So here's how mine looked:

See? I even drizzled some caramelized sugar on it.
All in all, it turned out great and I definitely plan on doodling a recipe for this. :)

Monday, October 31, 2011

Happy Halloween and update!

My costume probably isn't recognizable but that's okay.
Anyways, tonight I'm going to try to bake a dobostorta cake. We'll see how it comes out and I'll take pictures. I really plan on getting this blog up and running again! I'll also make sure to doodle a recipe or two this week; I promised to do so on my Tumblr.
In other news, I found a wonderful recipe from a manga to make flan, it worked out so much better than mine and I thought I'd share it with you but I'll save that for another post.

Thursday, June 9, 2011

Little Burger Cupcakes Recipes

Gah, sorry about the size...I had to make it smaller instead of using original size. Feel free to double-click it though if you have trouble reading it.
Hooray guys, it's finally done! I'm not sure why I took so long on it, well I am, but I still think it's ridiculous how long it's been since I've submitted an actual doodled recipe. I'm getting back into the swing of things so no worries.
Anyways, I'll be making these soon and writing a review so tuned for that and happy cookins!~

Tuesday, May 17, 2011

2 New Recipes Coming Up

Damn my inconsistency with this blog, I'm really sorry (hehe, broken record player syndrome). I seem to be doodling more and other things than doing recipes, I haven't even baked in forever. But I will be this weekend, my friend and I are going to be baking my birthday cake (Cake 2/3; I had one yesterday, will have one this weekend, and then the pedobear cake the following weekend).  Which, by the way, I had a nice 18th birthday yesterday, I spent my afternoon at the mall with my best friend, came home, had cake, and then another friend stopped by. Fun fun. I honestly don't feel any older though, despite the fact I'm 18, but meh, it'll probably set in eventually... 
Anyways, Past and upcoming recipes all in one canvas (no words on these, those get added on later with photoshop. x3) ; the new ones are a surprise even though one is fairly obvious (it is not a burger though, is but it isn't :P) compared to the other. :D

Zero says (9:57 PM)
And what’s the other thing? Looks like a piece of crumpled paper. xD
This made my night. xD

I hope everyone's doing well and your blogging experience is way more successful than mine.
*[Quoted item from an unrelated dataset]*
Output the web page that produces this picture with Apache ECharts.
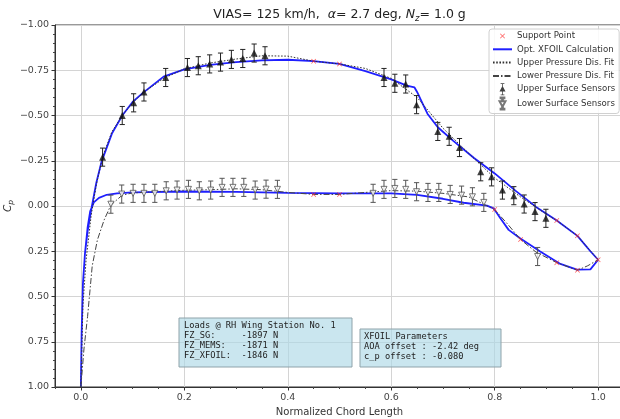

Haha.

Wednesday, April 6, 2011

Tortilla Recipe (Semi-homemade)

    Well... I've still been far too busy to doodle those recipes but I remembered last year I had taken some step by step pictures on making homemade tortillas using store bought tortilla flour (note: I do know how to make them from scratch from my mum my mum is Honduran so of course she'd know to make them and teach me since they're a big thing in her country, but it's one of those cases where it's done guesstimating and not by measurement... D:)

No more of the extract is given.